We are sometimes afraid that we will someday be found out, and cast out.

We are all these things. Which means we are also the sheep, who went searching for greener pastures, like the Hebrew children and God himself. And we are the sheep, who actually heard the shepherd’s voice, but were too scared to move towards it, for one reason or another.

We are, at one time or another, to one degree or another, all of these. Caught by emotions that we can scarcely admit, and have a hard time escaping. And SO afraid of these emotions—of our jealousy, our insecurity, our anger, resentment and fear—that we almost miss it when we encounter them in the biblical story. When we are offered the chance to see them as part of the salvation story, part of a continuing life with God. If we can just recognize, claim, and be willing to walk into them, rather than run away.

In her book, Learning to Walk in the Dark, Barbara Brown Taylor cites the work of Ken Wilbur (in his book One Taste), who describes two functions of religion. One of these is translation, which offers people a new way of understanding the world around us, so that our lives take on more meaning.

The other, less popular, aspect is transformation, which exists not to comfort the self, but to dismantle it. This function knows that the salvation of the psyche begins with its own demise. Salvation, then, invites us to let go. To lose the self. To find the wisdom and growth that can be ours once we stop trying to fill the hole inside us, and instead enter into it. Enter into it by acknowledging our greed, our fear, our resentment, our inability to trust. Enter into it, to discover that this too is holy ground. That all those emotions are part of the sacred story; that they are not somehow the opposite of sacred story.
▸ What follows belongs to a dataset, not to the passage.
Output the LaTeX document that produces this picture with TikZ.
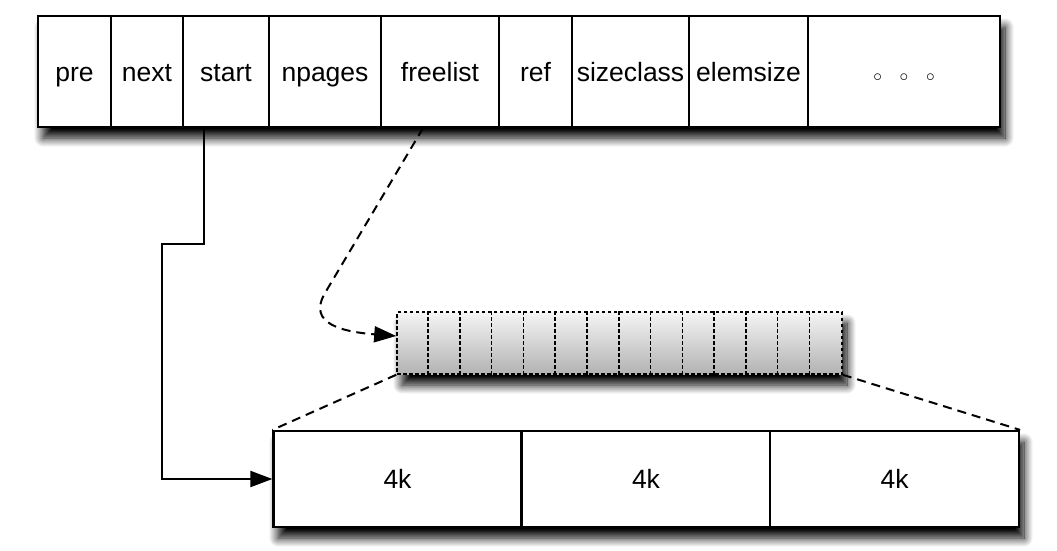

That God is there, in that scary empty howling space inside us, that place we are afraid to admit. And if we can go there, if we can go further in and BE there with God, then we have no idea what transformation, what salvation will come of it!

It doesn’t matter how much we prefer the picture of ourselves without these messy emotions. Ignoring them or running from them isn’t soul work; it’s ego-defense, and what God desires is for us to loosen the hold of our egos. By being brave enough to walk into the dark. To hear these stories and recognize ourselves in them. To choose to walk further in, rather than run away. And there, to find God has walked in alongside us and is inviting us to risk salvation. May it be so. Amen.